The executioner now proceeded to divest the unhappy culprit, who continued seated, of her bonnet, and to draw over her face a large muslin cap without any border. The rope was then adjusted round her neck and attached to the beam, when she uncovered her face, and addressed some words to the executioner, complaining of the tightness of the rope, and with her hand waved an adieu to the multitude. After drawing the cap again over her face, she stood erect;—the executioner whispered to her to take her time;—almost instantly she threw away the fatal signal, and expired without an apparent struggle.

The execution made McKinnon one of five women executed for the murder of a stranger between 1740 and 1834, and the only one of these in this period to lack any financial motivation nor premeditation. She at the time was the only woman to be hanged in Edinburgh in recent memory.

=== Dissection ===
McKinnon was then publicly dissected at the University of Edinburgh by Professor Munro; the Edinburgh Weekly Journal wrote that "the head was dissected by the learned professor in the presence of his pupils", and that Munro was "so kind as to permit a cast to be taken" of her skull by George Combe, another lecturer and a phrenologist. Combe would go on to use McKinnon's skull in a lecture to a large audience in Edinburgh, in which he claimed that all murderers had "a round cannon-bullet form" at the backs of their skulls.

== Responses ==
Groves purports that McKinnon's hanging was "one of the most controversial events of the Romantic age in Britain." From McKinnon's trial until her execution, McKinnon would see a significant sympathetic response from the public. Once citizen wrote to McKinnon's judge, "I hope Satan will be as successful in frustrating the attempts you make for a reprieve [at the Last Judgment] as you have been in frustrating Mrs McKinnon's."

The gentry of Edinburgh, in contrast, largely opposed positive depictions of McKinnon, with Tory newspaper the Edinburgh Weekly Journal calling her "this miserable woman" on 2 April. An anonymous letter writer "expressed great anxiety for her conviction, and from the Trial until the Execution, great Solicitude that no mercy should be extended to her."

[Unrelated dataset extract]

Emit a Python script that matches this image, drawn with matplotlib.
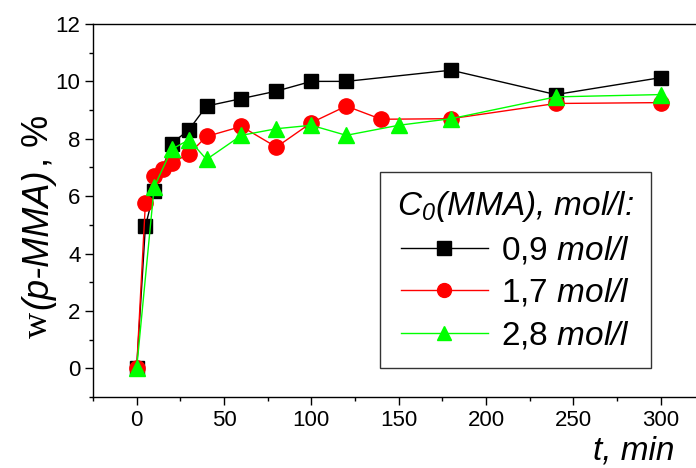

The Edinburgh Observer published a Biographical Account of her life, numbering 15 pages. It wrote that she was "more a subject for compassion than hatred," and argued that "whatever errors Mary Mackinnon[sic] may have been guilty of, she had a heart that was not innately depraved. [...] She had not that diabolic malice that wishes for society in its fall: her natural disposition was bent towards the good of others". Similarly, the Edinburgh Literary Gazette created a twelve-page issue on McKinnon, despite only being known for its coverage of literature. As many as eight different broadside ballads were sold in Edinburgh on the day of her execution. Publications detailed a reputation in her community for kindness toward beggars, the poor, as well as those perceived as invalids; one writer noted that "the unhappy criminal was not destitute of benevolence to the poor, but visited the sick in the neighbourhood of her house, and ministered to their relief." She was additionally noted for the "great affection" she held toward her sixteen-year-old son. Responding to her execution, the Glasgow Courier reported on 17 April that "No execution since that of [[William Brodie|[Deacon] Brodie]], in the 1788, has excited so powerful a sensation as that of Mrs. McKinnon."

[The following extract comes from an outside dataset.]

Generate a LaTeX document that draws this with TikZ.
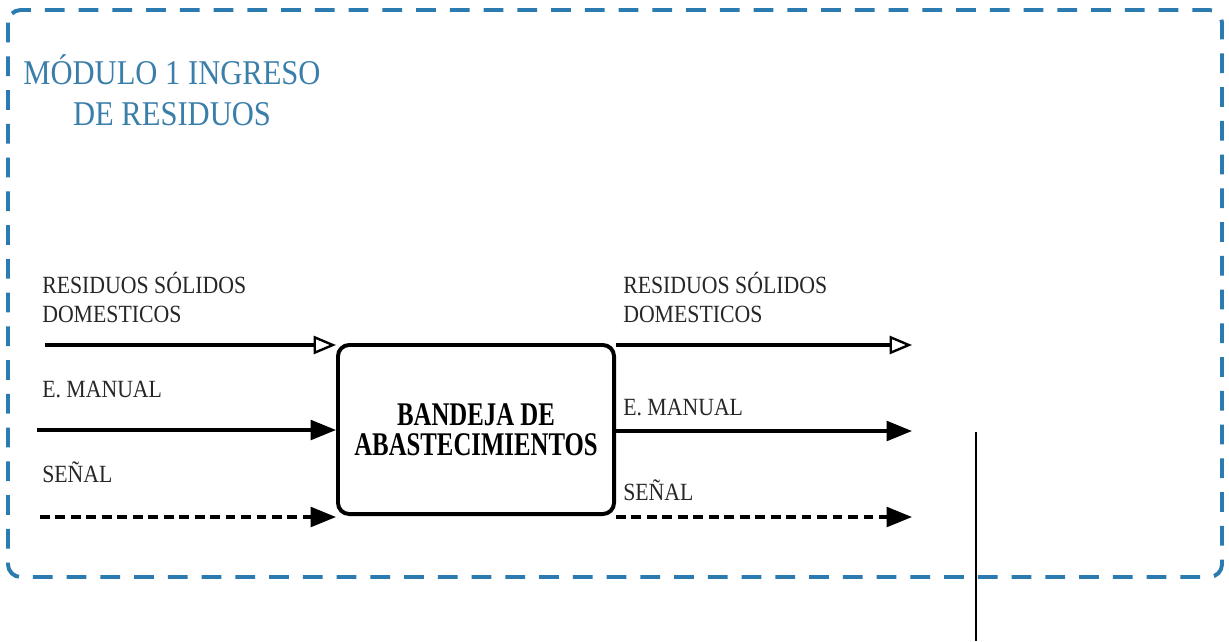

After her execution, discussion of McKinnon among polite classes largely stopped, aside from a mention in the letters of Henry Cockburn. Publications about McKinnon also largely halted.

Groves has argued that McKinnon's story has strong parallels with that of James Hogg's The Three Perils of Woman, which Hogg started in October 1822 and finished in April 1823, particularly in the character Keatie M'Nab, as well as the character of imprisoned Edinburgh prostitute Bell Calvert and posthumous dissection of the character of Robert Wrighim in Hogg's work The Private Memoirs and Confessions of a Justified Sinner (1824). Groves has also suggested that Thomas De Quincey's short publication on "The Daughter of Lebanon" may have been an allegory of McKinnon's final weeks of life.